There is a simple answer - add a top layer, as a duplicate of the original image, and set the blend mode to Darken...

Wow - we've got the rest of the image back to what it was, but with a darkened blue sky.  Magic?!

It is all in the 'blends' you know - one needs to understand, and visualise, what a blend will do for you.  The Darken blend, says don't let anything become lighten (always take the darkest pixels of the two layers), so it chooses the original levels for everything, except the sky which we have just darkened!  Clever stuff.

There is a little bonus left in this technique.

These are the Layers we wind up with (if you use by action)

So if I reduce the Opacity of the top layer to say 70%, it will lighten the foliage! and reducing the middle layer to say 60% will tone down the sky a bit - giving this final picture.

In fact this technique is so good I've made it into this Action (needs my standard actions to work) with an optional Guassian blur - needs to be small or you will get halos.
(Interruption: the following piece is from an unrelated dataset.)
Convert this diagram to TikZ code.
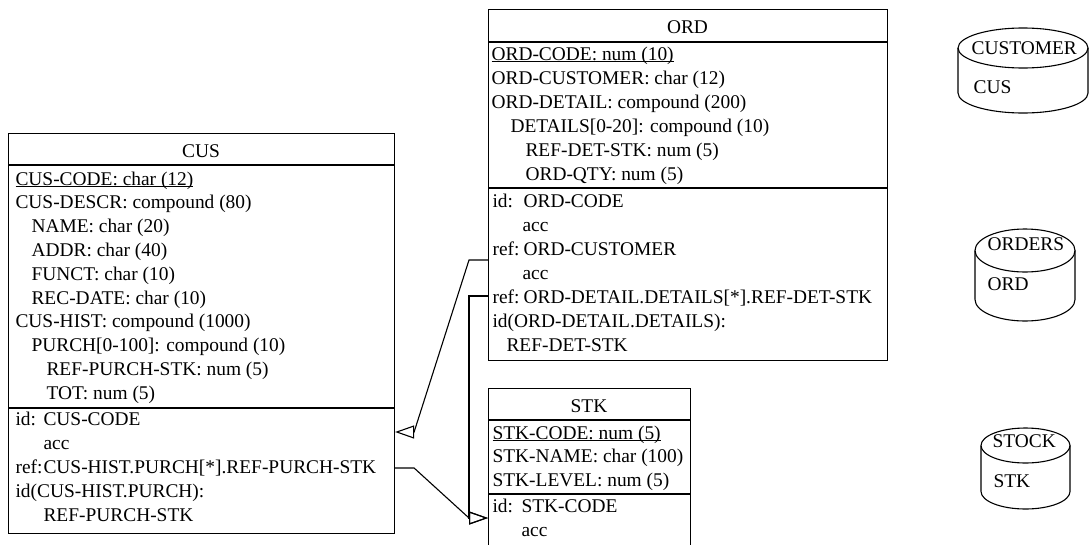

The above is different to the Improve Weak Sky action (Dan's one on my action page).  So just to finish off Channels and the sky, lets see how Dan's method works.

He uses the Red channel (shown opposite), which is normally weak (i.e. dark) in a blue sky, and he then does an Apply Image with a Darken blend on a new layer.
And sets the blend mode to Luminosity for that new layer.
So there we are - two different approaches.  You could adapt these methods to suit particular images - you may have noticed that (for this image) the inverted Blue channel is very similar to the Red channel, so channel inspection is worth doing before deciding what to do.

In fact comparing the two methods on this image, we need the Opacity of about 10% on the Blue channel blending to be the same as 100% of the Red channel.  For more saturated skies you may find that the Red channel gives more punch!

Just to show you, the left image is the 'normal' difference (using my SeeChanges action) between the equivalent levels of the two methods, and the one on the right is exaggerated a huge huge amount - so at equal enhancements they are virtually the same (for this image!).

Can't see anything in the left image? - drag it into Photoshop, then you should just be able to make out the tree!

So with Actions you can just try and see - or you could look at the image and 'see' which one will be best and spot other adjustments you could make with Channels to get a head start when post-processing.  Do remember to inspect for 'damage' to other parts of the image when you use either of these methods and (ugh) you may need to mask out the damage.

Isn't it fun to be able to make changes to images without having to make any selections or masks.